Perhaps the most interesting feature of the Stellenbosch Hills Biltongmaker of the Year Competition was that the six finalists were scattered over the country like… buckshot. Nelspruit, Bloemfontein, Ermelo, this was rural SA on display. As I mentioned in Travel & Food on Sunday:
PG and Danie, the winner
“I see you didn’t follow the dress code” said the pretty poppie in the pencil polka dot skirt, indicating the Camel man in camouflage pants, aggressive brush cut and a pair of thighs suitable for cracking walnuts. This was the awards lunch of the Stellenbosch Hills/SA Jagter Biltongmaker of the Year Competition. Clive James’ description of Arnold Schwarznegger, Governor of California, as “a condom stuffed with walnuts” could apply to several of the six finalists. I scanned the room for Louis Theroux, for this had all the makings of a Weird Weekend and it was only Wednesday. Disbelief to be checked in at the door along with the gat, the GPS and any pretentions to cultural cringe.
September is Heritage Month and what could have more hairy heritage than biltong, Pinotage and Mrs. Balls Chutney, the contraband most often smuggled into Australia by homesick emigrants. For as Stellenbosch Hills winemaker PG Slabbert noted “biltong is as close to our own, indigenous sushi as we can ever get.”
The brief to contestants was to make biltong to match the coffee/mocha chocolate flavours of the Stellenbosch Hills Pinotage 2007 made by Slabbert which was most unlucky not to feature in the annual Absa Top Ten Pinotage Competition which has developed something of an aversion to Starbucks-style Pinotage, the most popular style in SA by a country mile.
With a CZ 550 hunting rifle worth R20K, a Bushtec Mansion tent, several Leathermen and a GPS Nuvi up for grabs, competition was stiff and 33 entries were received from around the country and Namibia. The six finalists came from Ermelo, Pretoria, Nelspruit, Rustenburg, Hermanus and Paarl breaking the usual stranglehold of the Western Cape in gastronomic competitions.

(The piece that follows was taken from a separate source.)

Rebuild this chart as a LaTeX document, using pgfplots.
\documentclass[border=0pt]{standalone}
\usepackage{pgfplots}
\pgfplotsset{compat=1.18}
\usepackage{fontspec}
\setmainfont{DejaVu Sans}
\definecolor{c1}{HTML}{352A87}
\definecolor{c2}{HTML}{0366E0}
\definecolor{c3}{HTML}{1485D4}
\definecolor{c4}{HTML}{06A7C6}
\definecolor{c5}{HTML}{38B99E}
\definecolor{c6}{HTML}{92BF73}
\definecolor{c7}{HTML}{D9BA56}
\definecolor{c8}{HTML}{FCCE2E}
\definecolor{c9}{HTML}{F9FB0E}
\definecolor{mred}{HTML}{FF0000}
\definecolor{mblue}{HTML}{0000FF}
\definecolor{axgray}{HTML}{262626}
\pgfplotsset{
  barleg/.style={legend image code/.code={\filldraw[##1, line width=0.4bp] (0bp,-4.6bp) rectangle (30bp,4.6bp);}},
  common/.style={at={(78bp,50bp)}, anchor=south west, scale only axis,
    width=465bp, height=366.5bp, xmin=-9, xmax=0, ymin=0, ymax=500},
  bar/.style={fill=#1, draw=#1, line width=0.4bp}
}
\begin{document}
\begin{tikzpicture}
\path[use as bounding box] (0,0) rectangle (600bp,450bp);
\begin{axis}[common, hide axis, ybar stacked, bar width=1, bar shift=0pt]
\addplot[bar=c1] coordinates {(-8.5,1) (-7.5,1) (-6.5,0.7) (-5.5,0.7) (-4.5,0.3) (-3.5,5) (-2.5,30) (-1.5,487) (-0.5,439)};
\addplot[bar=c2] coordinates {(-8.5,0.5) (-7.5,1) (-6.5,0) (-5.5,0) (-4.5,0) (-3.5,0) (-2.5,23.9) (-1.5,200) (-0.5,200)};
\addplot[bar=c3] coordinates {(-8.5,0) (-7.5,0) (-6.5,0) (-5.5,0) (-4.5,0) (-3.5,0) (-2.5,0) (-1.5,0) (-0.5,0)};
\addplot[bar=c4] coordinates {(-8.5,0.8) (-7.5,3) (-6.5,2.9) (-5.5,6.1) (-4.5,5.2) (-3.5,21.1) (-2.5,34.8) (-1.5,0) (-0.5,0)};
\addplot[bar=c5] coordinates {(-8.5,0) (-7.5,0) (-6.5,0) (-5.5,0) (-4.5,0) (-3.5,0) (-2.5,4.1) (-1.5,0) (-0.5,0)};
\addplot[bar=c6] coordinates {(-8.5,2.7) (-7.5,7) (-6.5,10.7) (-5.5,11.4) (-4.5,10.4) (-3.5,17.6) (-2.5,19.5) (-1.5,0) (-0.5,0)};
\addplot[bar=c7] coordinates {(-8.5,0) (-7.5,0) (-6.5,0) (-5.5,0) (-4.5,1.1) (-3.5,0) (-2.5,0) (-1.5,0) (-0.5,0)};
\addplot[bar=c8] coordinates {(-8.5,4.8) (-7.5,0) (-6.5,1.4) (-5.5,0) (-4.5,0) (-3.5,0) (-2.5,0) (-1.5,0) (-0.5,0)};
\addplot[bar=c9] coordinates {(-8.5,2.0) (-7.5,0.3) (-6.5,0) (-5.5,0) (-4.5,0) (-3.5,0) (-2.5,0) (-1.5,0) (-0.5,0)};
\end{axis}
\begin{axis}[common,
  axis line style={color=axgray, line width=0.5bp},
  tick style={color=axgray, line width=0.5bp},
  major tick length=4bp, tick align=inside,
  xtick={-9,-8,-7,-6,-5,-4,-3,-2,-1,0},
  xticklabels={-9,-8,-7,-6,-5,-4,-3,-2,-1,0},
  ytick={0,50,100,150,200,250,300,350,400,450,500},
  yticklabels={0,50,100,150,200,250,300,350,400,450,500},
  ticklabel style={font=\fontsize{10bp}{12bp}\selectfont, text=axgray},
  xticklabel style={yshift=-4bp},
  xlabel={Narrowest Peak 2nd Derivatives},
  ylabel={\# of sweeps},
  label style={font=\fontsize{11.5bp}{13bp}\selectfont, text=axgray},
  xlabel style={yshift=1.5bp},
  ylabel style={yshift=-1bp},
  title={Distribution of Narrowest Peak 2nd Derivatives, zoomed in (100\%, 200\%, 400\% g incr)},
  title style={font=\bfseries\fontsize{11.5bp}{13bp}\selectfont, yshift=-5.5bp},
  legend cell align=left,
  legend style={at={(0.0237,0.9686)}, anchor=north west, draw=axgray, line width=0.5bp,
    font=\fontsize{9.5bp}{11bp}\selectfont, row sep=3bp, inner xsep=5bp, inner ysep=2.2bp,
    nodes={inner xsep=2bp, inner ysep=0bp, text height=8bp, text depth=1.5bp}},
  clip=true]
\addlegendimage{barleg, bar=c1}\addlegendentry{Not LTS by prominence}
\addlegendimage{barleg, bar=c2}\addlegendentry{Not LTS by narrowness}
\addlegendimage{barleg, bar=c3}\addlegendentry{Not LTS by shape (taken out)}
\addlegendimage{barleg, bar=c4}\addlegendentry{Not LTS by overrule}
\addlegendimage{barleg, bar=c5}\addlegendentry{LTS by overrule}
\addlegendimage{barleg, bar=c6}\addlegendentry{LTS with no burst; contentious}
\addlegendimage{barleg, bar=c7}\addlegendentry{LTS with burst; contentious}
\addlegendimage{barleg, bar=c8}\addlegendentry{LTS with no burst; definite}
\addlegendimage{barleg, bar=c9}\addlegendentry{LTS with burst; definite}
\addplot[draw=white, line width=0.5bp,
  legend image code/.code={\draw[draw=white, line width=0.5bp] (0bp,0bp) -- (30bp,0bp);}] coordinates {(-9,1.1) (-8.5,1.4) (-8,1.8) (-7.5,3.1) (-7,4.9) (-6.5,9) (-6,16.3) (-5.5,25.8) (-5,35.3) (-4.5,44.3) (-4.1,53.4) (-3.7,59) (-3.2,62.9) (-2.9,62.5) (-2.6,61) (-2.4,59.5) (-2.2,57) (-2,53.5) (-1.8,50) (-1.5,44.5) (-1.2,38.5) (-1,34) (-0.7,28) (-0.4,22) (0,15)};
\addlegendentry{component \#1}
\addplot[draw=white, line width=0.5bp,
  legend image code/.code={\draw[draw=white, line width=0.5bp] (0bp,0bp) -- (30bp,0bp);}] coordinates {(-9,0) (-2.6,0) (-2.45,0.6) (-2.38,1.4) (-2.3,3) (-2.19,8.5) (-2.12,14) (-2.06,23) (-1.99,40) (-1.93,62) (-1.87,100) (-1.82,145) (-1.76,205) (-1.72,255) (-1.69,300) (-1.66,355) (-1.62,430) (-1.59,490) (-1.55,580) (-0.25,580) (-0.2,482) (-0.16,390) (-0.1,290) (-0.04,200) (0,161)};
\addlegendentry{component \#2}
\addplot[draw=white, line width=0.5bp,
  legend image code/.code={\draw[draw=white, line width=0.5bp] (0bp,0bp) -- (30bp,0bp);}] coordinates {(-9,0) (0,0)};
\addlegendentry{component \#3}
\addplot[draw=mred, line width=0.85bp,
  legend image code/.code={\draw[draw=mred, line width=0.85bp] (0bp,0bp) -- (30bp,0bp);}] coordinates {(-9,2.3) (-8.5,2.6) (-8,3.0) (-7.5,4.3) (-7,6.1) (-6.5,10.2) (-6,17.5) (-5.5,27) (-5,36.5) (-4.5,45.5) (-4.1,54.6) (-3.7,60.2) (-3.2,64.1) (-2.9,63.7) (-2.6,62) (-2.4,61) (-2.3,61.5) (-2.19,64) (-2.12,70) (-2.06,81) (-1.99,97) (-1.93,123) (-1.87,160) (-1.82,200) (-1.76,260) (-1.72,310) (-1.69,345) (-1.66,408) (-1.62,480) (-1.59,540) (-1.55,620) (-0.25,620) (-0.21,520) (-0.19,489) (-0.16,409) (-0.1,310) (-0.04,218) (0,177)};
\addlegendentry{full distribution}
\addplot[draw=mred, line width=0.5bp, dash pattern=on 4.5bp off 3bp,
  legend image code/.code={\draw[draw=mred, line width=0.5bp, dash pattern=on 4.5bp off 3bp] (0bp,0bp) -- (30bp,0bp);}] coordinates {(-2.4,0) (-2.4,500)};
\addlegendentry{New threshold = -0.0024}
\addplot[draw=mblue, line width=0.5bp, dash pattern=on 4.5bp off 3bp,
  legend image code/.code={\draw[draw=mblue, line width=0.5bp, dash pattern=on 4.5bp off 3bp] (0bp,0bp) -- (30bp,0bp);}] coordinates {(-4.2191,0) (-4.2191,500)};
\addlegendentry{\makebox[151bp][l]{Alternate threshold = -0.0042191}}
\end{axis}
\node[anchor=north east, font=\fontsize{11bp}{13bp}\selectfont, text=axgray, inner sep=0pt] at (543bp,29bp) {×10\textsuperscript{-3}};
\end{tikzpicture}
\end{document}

The Biltongmaker Competition was launched last year and this year entries were limited to game as a stampede of beefstix swamped the judges last year.
Entries were tasted blind and judged on a 20-point system with points awarded for colour, aroma, taste and how the biltong complemented the Pinotage. The judging panel consisted of yours truly and my opposite number in the Afrikaans media, Emile Joubert, previous publisher of Landbouweekblad Danie Smith, giggling gourmet Jenny Morris, Werner van Zyl of Agrimark (one of the sponsors) plus Slabbert.
There is method in the Stellenbosch Hills madness of matching biltong to wine as the main distinction between biltong and plain old jerky is curing the meat using a mixture of salt and vinegar, for which wine with a low pH makes a suitable alternative. Biltong is a uniquely SA invention dating back to the 17th century before refrigeration and vacuum locked Jiffy bags. Biltong comes from the Dutch: “bil” is rump and “tong” a tongue or strip and was wildly popular among a populace prone to jumping on the ox wagon and trekking north whenever politics heated up.
Heritage of te not, SA missed a trick in not registering Biltong as a global trademark in the same way that Europeans attempt to restrict usage of the terms Champagne, Port and Gorgonzola. For Stellenbosch Hills are definitely onto something in matching spicy biltong to spicy Pinotage with coriander, brown sugar and chili features of many a biltong recipe passed down from father to son.
Mr. Camouflage turned out to be a charming farmer from Nelspruit, Jan Adriaan Stevens du Plessis, who farms citrus just outside the Kruger Park. His biltong was made from a zebra he shot at Groblersdal. Which must come as some relief for the Perdeberg Winery who have adopted a zebra called Merlot as mascot and have recently been running an ad campaign asking people to keep an eye open for Merlot as he had been horse-napped. What a PR disaster if he ended up vacuum packed in the tasting room of the competition, Stellenbosch Hills!
Finalist Jan Adriaan Stevens du Plessis made my favourite biltong
Out on the Paardeberg – horse mountain – it makes sense and if fact the September edition of SA Jagter includes a feature on the Mountain Zebra in which is revealed that the Nama for zebra is !horn !goreb which is curious as “zebra do not bear horns and thus do not have trophy status.” But they make a sweet and moist biltong as entry #8 was my personal favourite in the judging.
My fellow judges were not such horse fanciers and in the end, #8 didn’t come in. First place went to Danie van Rhyn who owns the Namibian Biltong Shop in Hermanus. Danie was placed first last year too and his victory comes with a hefty sprinkling of irony: of the six finalists, he was the only non-hunter “but I am mad about guns.” His winning entry was made from a Stanford springbok (not from Namibia, by the way) but for his own snacking, he far prefers beef to game. His reaction to winning? “Hey, it’s great for business!”